As to why people implementing AD DCs decide that it warrants specific investigation around virtualization when no other workload does, I cannot answer.  But after many years of research into this phenomenon I do have some insight into the source of the reckless advice around physical deployments.

The first mistake comes from a general misunderstanding of what virtualization even is.  This is sadly incredibly common and people quite often think that virtualization means consolidation, which of course it does not.  So they take that mistake and then apply the false logic that consolidation means consolidating two AD DCs onto the same physical host.  It also requires the leap to thinking that there will always be two or more AD DCs, but this is also a common belief.  So three large mistakes in logic come together for some very bad advice that, if you dig into the recommendations, you can normally trace back.  This seems to be the root of the majority of the bad advice.

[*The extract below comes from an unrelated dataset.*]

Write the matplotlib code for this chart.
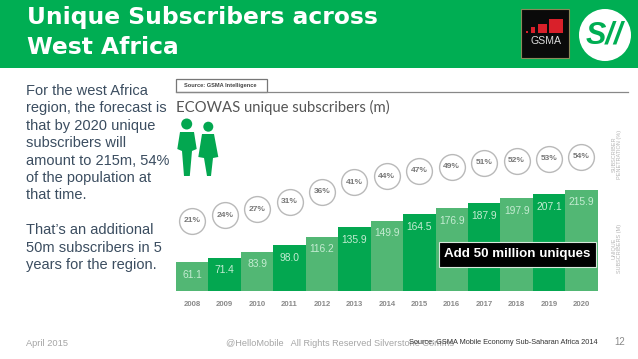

Other causes are sometimes misunderstanding actual best practices, such as the phrase “If you have two AD DCs, each needs to be on a separate physical host.”  This statement is telling us that two physically disparate machines need to be used in this scenario, which is absolutely correct.  But it does not imply that either of them should not have a hypervisor, only that two different hosts are needed.  The wording used for this kind of advice is often hard to understand if you don’t have the existing understanding that under no circumstance is a non-virtual workload acceptable.  If you read the recommendation with that understanding, its meaning is clear and, hopefully, obvious.  Sadly, that recommendation often gets repeated out of context so the underlying meaning can easily get lost.

Long ago, as in around a decade ago, some virtualization platforms had some issues around timing and system clocks that could play havoc with clustered database systems like Active Directory.  This was a legitimate issue long ago but was long ago solved, as it needed to be for many different workloads.  A perception was created that AD might need special treatment, however, and it seems to linger on even though it has been a generation or two in IT terms since this was an issue and should have long ago been forgotten.

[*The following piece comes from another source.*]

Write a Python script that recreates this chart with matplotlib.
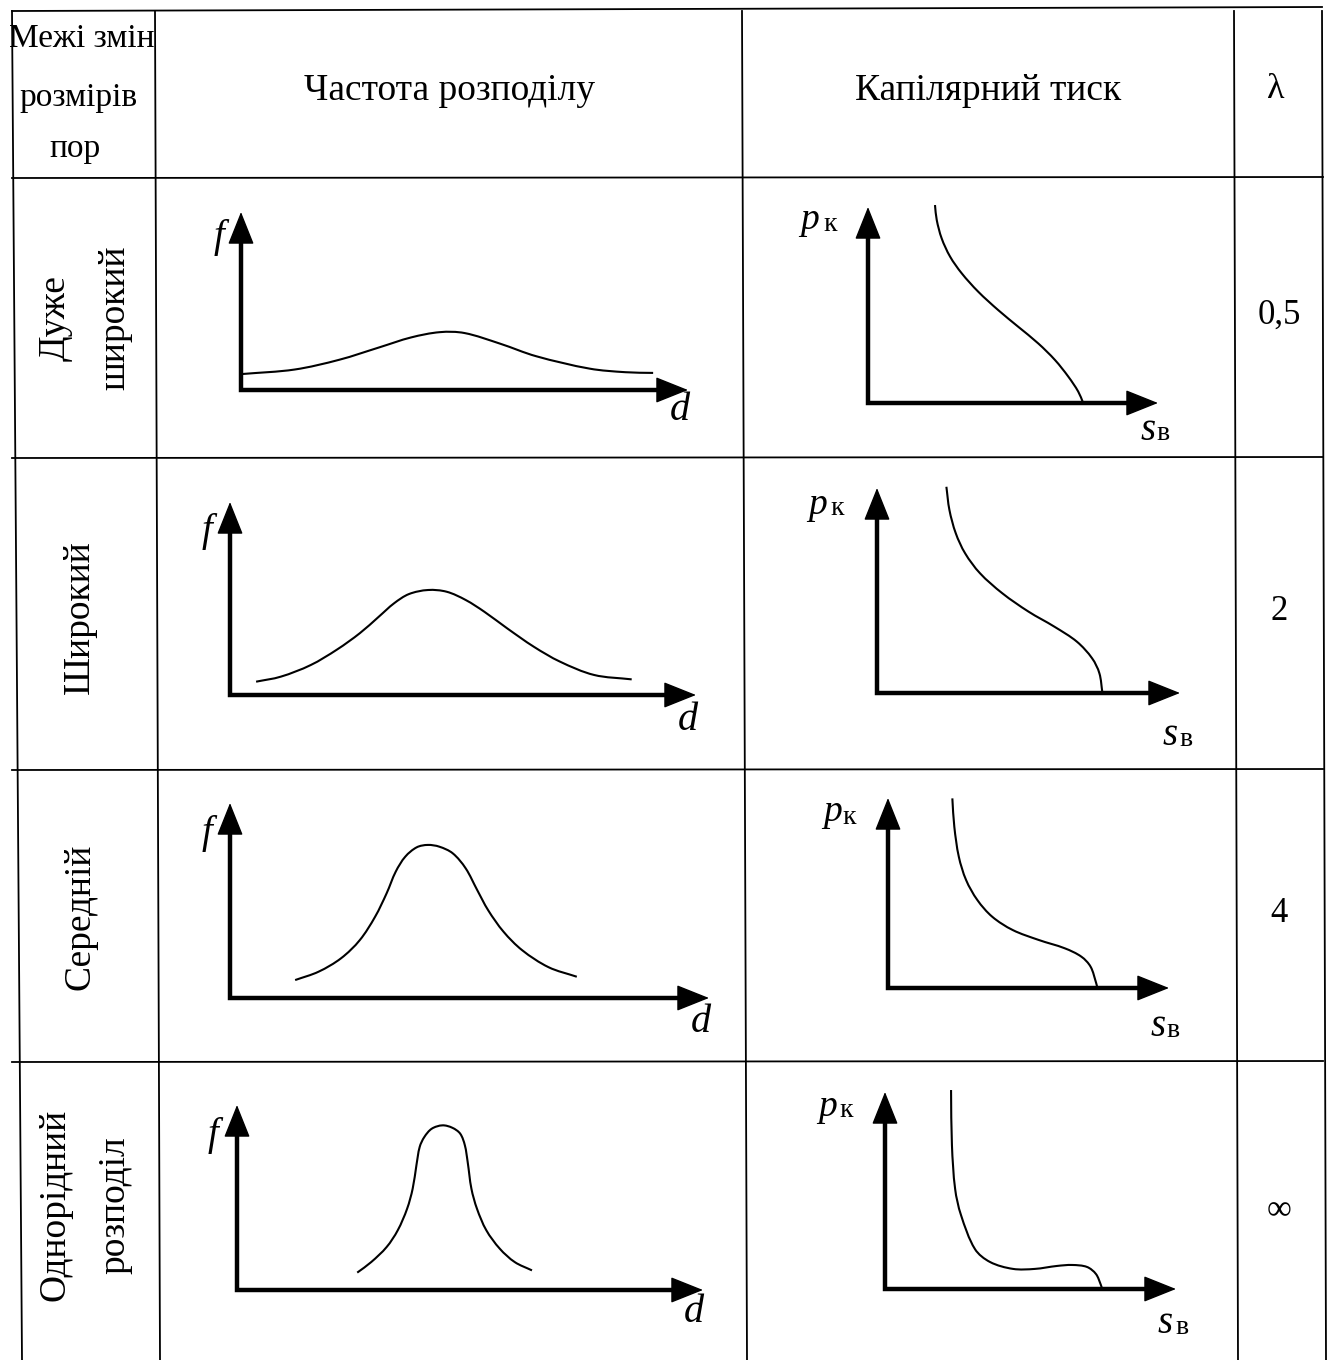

Another myth leading to bad advice is rooted in the fact that AD DCs, like other clustered databases, when used in a clustered mode should not be snapshotted as this will easily create database corruption if only one node of the cluster gets restored in that manner.  This is, however, a general aspect of storage and databases and is not related to virtualization at all.  The same information is necessary for physical AD DCs just the same.  That snapshots are associated with virtualization is another myth; virtualization implies no such storage artefact.

Still other myths arise from a belief that virtualization much rely on Active Directory itself in order to function and therefore AD has to run without virtualization.  This is completely a myth and nonsensical.  There is no such circular requirement.

Sadly, some areas of technical have given rise to large scale myths, often many of them, that surround them and can make it difficult to figure out the truth.  Virtualization is just complex enough that many people attempt to learn but just how to use it, but what it is conceptually, by rote giving rise to sometimes crazy misconceptions that are so far afield that it can be hard to figure out that that is really what we are seeing.  And in a case like this, misconceptions around virtualization, history, clustered databases, high availability techniques, storage and more add up to layer upon layer of misconceptions making it hard to figure out how so many things can come together around one deployment question.

At the end of the day, few workloads are as ideally suited to virtualization as Active Directory Domain Controllers are.  There is no case where the idea of using a physical bare metal operating system deployment for a DC should be considered – virtualize every time.